**Records for the task:**
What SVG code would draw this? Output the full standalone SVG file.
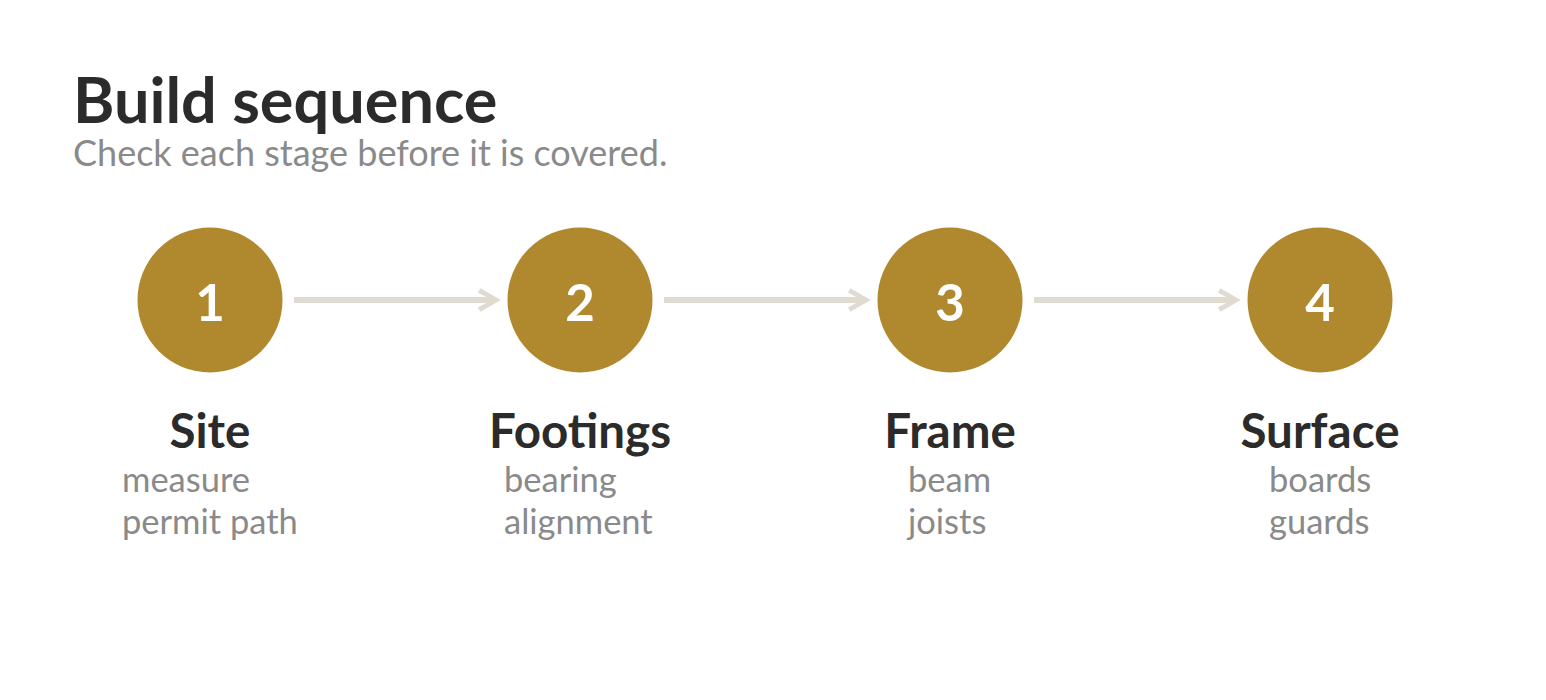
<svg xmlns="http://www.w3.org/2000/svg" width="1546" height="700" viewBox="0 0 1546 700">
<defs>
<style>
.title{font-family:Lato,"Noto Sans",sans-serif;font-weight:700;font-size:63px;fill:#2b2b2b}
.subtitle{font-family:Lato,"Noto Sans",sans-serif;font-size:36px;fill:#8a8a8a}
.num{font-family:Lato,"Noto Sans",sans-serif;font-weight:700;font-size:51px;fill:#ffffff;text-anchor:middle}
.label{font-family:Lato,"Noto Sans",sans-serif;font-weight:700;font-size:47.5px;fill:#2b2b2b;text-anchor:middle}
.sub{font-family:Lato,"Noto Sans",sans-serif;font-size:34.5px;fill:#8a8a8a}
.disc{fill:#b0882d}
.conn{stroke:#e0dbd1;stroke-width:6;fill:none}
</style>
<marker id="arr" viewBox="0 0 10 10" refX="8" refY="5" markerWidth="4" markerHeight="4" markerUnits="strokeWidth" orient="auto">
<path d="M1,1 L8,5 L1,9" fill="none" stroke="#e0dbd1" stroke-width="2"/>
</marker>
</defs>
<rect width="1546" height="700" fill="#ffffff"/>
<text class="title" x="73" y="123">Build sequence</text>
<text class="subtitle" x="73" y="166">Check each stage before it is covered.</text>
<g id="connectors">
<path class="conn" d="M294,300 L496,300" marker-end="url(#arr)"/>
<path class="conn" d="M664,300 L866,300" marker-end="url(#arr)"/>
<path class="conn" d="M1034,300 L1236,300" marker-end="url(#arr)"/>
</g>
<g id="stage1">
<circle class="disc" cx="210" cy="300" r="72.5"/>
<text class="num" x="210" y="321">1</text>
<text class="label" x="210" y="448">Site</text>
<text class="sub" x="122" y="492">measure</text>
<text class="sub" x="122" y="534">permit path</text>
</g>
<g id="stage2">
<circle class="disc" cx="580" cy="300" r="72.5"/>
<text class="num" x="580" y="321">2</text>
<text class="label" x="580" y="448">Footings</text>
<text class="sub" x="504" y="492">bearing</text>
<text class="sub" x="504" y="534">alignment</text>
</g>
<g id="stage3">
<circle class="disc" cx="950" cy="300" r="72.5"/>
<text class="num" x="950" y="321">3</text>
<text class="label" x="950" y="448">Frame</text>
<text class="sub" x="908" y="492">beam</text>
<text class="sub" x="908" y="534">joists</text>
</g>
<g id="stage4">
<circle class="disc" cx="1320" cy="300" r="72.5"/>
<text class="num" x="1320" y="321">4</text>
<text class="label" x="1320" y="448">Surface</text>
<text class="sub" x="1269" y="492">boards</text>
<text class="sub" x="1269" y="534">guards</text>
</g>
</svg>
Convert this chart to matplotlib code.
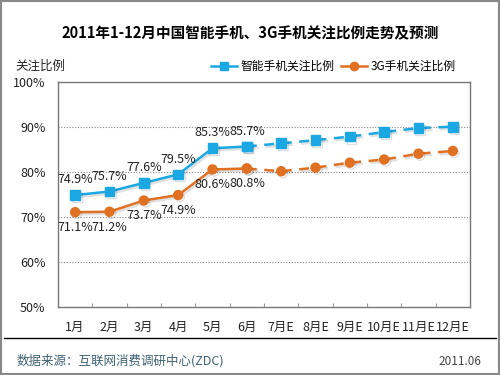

**Given problem:**
In your copy of the records, include no pictures; repeat everything else exactly.

**Solved exercise:**
What SVG code would draw this? Output the full standalone SVG file.
<svg xmlns="http://www.w3.org/2000/svg" width="1546" height="700" viewBox="0 0 1546 700">
<defs>
<style>
.title{font-family:Lato,"Noto Sans",sans-serif;font-weight:700;font-size:63px;fill:#2b2b2b}
.subtitle{font-family:Lato,"Noto Sans",sans-serif;font-size:36px;fill:#8a8a8a}
.num{font-family:Lato,"Noto Sans",sans-serif;font-weight:700;font-size:51px;fill:#ffffff;text-anchor:middle}
.label{font-family:Lato,"Noto Sans",sans-serif;font-weight:700;font-size:47.5px;fill:#2b2b2b;text-anchor:middle}
.sub{font-family:Lato,"Noto Sans",sans-serif;font-size:34.5px;fill:#8a8a8a}
.disc{fill:#b0882d}
.conn{stroke:#e0dbd1;stroke-width:6;fill:none}
</style>
<marker id="arr" viewBox="0 0 10 10" refX="8" refY="5" markerWidth="4" markerHeight="4" markerUnits="strokeWidth" orient="auto">
<path d="M1,1 L8,5 L1,9" fill="none" stroke="#e0dbd1" stroke-width="2"/>
</marker>
</defs>
<rect width="1546" height="700" fill="#ffffff"/>
<text class="title" x="73" y="123">Build sequence</text>
<text class="subtitle" x="73" y="166">Check each stage before it is covered.</text>
<g id="connectors">
<path class="conn" d="M294,300 L496,300" marker-end="url(#arr)"/>
<path class="conn" d="M664,300 L866,300" marker-end="url(#arr)"/>
<path class="conn" d="M1034,300 L1236,300" marker-end="url(#arr)"/>
</g>
<g id="stage1">
<circle class="disc" cx="210" cy="300" r="72.5"/>
<text class="num" x="210" y="321">1</text>
<text class="label" x="210" y="448">Site</text>
<text class="sub" x="122" y="492">measure</text>
<text class="sub" x="122" y="534">permit path</text>
</g>
<g id="stage2">
<circle class="disc" cx="580" cy="300" r="72.5"/>
<text class="num" x="580" y="321">2</text>
<text class="label" x="580" y="448">Footings</text>
<text class="sub" x="504" y="492">bearing</text>
<text class="sub" x="504" y="534">alignment</text>
</g>
<g id="stage3">
<circle class="disc" cx="950" cy="300" r="72.5"/>
<text class="num" x="950" y="321">3</text>
<text class="label" x="950" y="448">Frame</text>
<text class="sub" x="908" y="492">beam</text>
<text class="sub" x="908" y="534">joists</text>
</g>
<g id="stage4">
<circle class="disc" cx="1320" cy="300" r="72.5"/>
<text class="num" x="1320" y="321">4</text>
<text class="label" x="1320" y="448">Surface</text>
<text class="sub" x="1269" y="492">boards</text>
<text class="sub" x="1269" y="534">guards</text>
</g>
</svg>
Convert this chart to matplotlib code.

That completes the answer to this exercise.